Better to install an AFCI than continue cycling the breaker manually. The discipline is admirable. The hardware is better. Cold-weather charging conditions make this even more relevant for Canadian garages — temperature swings stress contact materials in ways that amplify the case for automated arc protection over manual discipline.

What the right garage setup actually looks like, step by step

Strip away the philosophy and the failure-mode analysis, and the practical guidance reduces to two configurations worth implementing. Anyone with a 14-50 in their garage who's actively charging an EV should be looking at one of them within the next twelve months. Here's the decision aid:

  1. Audit what you have. Is the receptacle an EV-rated 14-50 or a generic? Is the adapter a quality EVSE or a manufacturer travel cord? Is the adapter's weight on a hook or hanging from the blades? Is there an AFCI breaker on the circuit? Score yourself: four yes answers, you're fine — leave it in. Three or fewer, pick Option A or B below.
  2. Option A — keep the receptacle, upgrade everything around it. Replace the existing 14-50 with an EV-rated unit (Leviton 279, Hubbell HBL9450A, or equivalent — your electrician will know the local-stock options). Add an AFCI breaker to the circuit at the panel. Confirm the EVSE adapter is a quality unit, not a manufacturer's travel cord.
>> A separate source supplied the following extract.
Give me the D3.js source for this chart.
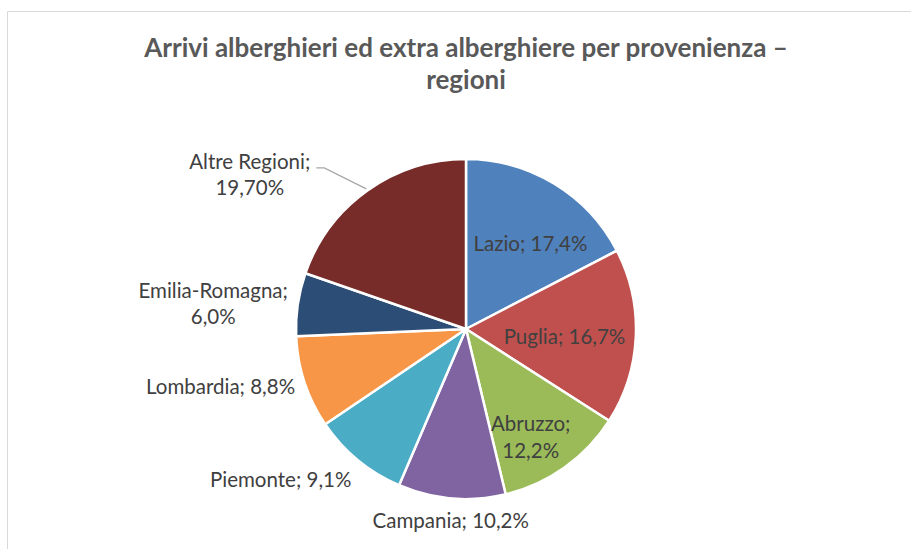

Install a wall hook or bracket to support the adapter's weight independent of the blades. Inspect the receptacle annually for any sign of heating discoloration on the face. Parts cost: roughly $150–$250 plus the EVSE itself. Labour: one to two hours of a licensed electrician.
  3. Option B — delete the receptacle, hardwire an EVSE. Remove the 14-50 entirely. Install a 40-amp hardwired EVSE on the existing circuit (or upgrade to 50 amps if the wire run supports it and your EV's onboard charger can use it). Add the AFCI at the panel as part of the same job. Done — no adapter, no receptacle wear, no manual breaker discipline, no weight on contact blades. Parts: $400–$800 for the EVSE depending on features. Labour: two to three hours. This is what most electricians will recommend for daily-driver use, and it's the path I'd take if I were configuring a garage from scratch.

Both options assume the wiring behind the receptacle is sound. For a seven-year-dormant outlet, there's one more step before either option: pull the receptacle and inspect the bus bar connections for oxidation. Long-dormant copper in a humid garage can develop a thin oxide layer at the terminations that increases contact resistance and creates a heating risk under load. The fix is to back the terminations out, clean them with a wire brush, re-torque them to specification, and re-energize for a low-load test before committing to high-current EV charging. A competent electrician does this in fifteen minutes.

For Canadian renters and condo owners who can't modify their wiring directly, the calculus is different — there are real options now that didn't exist five years ago, and the right-to-charge landscape for condo and apartment dwellers has shifted meaningfully. But for homeowners with garages, the answer is unambiguous: pick Option A or Option B, then stop thinking about your charging hardware for the next decade.

A homeowner asking this question deserves an answer that isn't hedged. The typical setup — generic 14-50, manufacturer travel cord, breaker-flipping ritual — is the wrong default configuration applied to the right intuition. The intuition — something feels off about leaving forty amps available to a seven-year-dormant socket — is correct. The fix isn't to keep cycling the breaker. It's to spend a Saturday with an electrician converting the garage into a charging environment that doesn't depend on daily human discipline to be safe.

What I'd watch next is whether the EV-rated 14-50 quietly disappears from electrical supply catalogs over the next five years, replaced by hardwired EVSE units as the default residential install. The market is already drifting that way. The portable-adapter-on-a-50-amp-receptacle pattern is a transitional configuration — it solved a problem in 2018 that most homeowners no longer have in 2026. I'd bet on hardwired Level 2 becoming the unambiguous default for new garage installs by 2028, with the 14-50 surviving mainly for renters and multi-location use cases. The infrastructure is following the duty cycle. It usually does.

Frequently asked questions

Does leaving the adapter plugged in waste electricity overnight?
No. An EVSE's standby draw is in the milliwatt range — your fridge's defrost cycle pulls far more. The electricity cost of leaving it plugged in is essentially zero. That's not the reason to unplug, and it's not a reason to stay plugged in either.
How do I know if a dormant outlet is safe to use?
Seven years of disuse means possible oxidation, dust in the contacts, and corrosion on the bus bar terminals. The first high-current draw through a compromised contact is the worst moment to find out. Have a licensed electrician inspect it before you charge off it — not after.
What actually separates a $9 outlet from a $24 EV-rated one?
Materials science. The premium buys nickel-plated brass contacts with spring tension engineered for thousands of insertion cycles under continuous load. The $9 generic uses stamped brass sized for occasional use. On a circuit doing six hours of 32-amp draws every night, that gap becomes a fire-risk gap.
Is unplugging after every charge session actually safer?
No — it's the inversion most people never hear. Every connect-disconnect cycle scrapes the blade contacts and degrades spring tension. A static, undisturbed connection that started clean stays cleaner longer. The unplug-when-done habit is correct for a phone charger. It's the wrong instinct for a 9,600-watt continuous-duty appliance.
When does leaving an adapter plugged in become genuinely risky?
When any of three things are wrong: the outlet body is cheap or degraded, the wiring behind the wall is marginal, or the adapter itself isn't built for continuous EV duty. Get all three right and static connection is fine. Get one wrong and no charging habit compensates for it.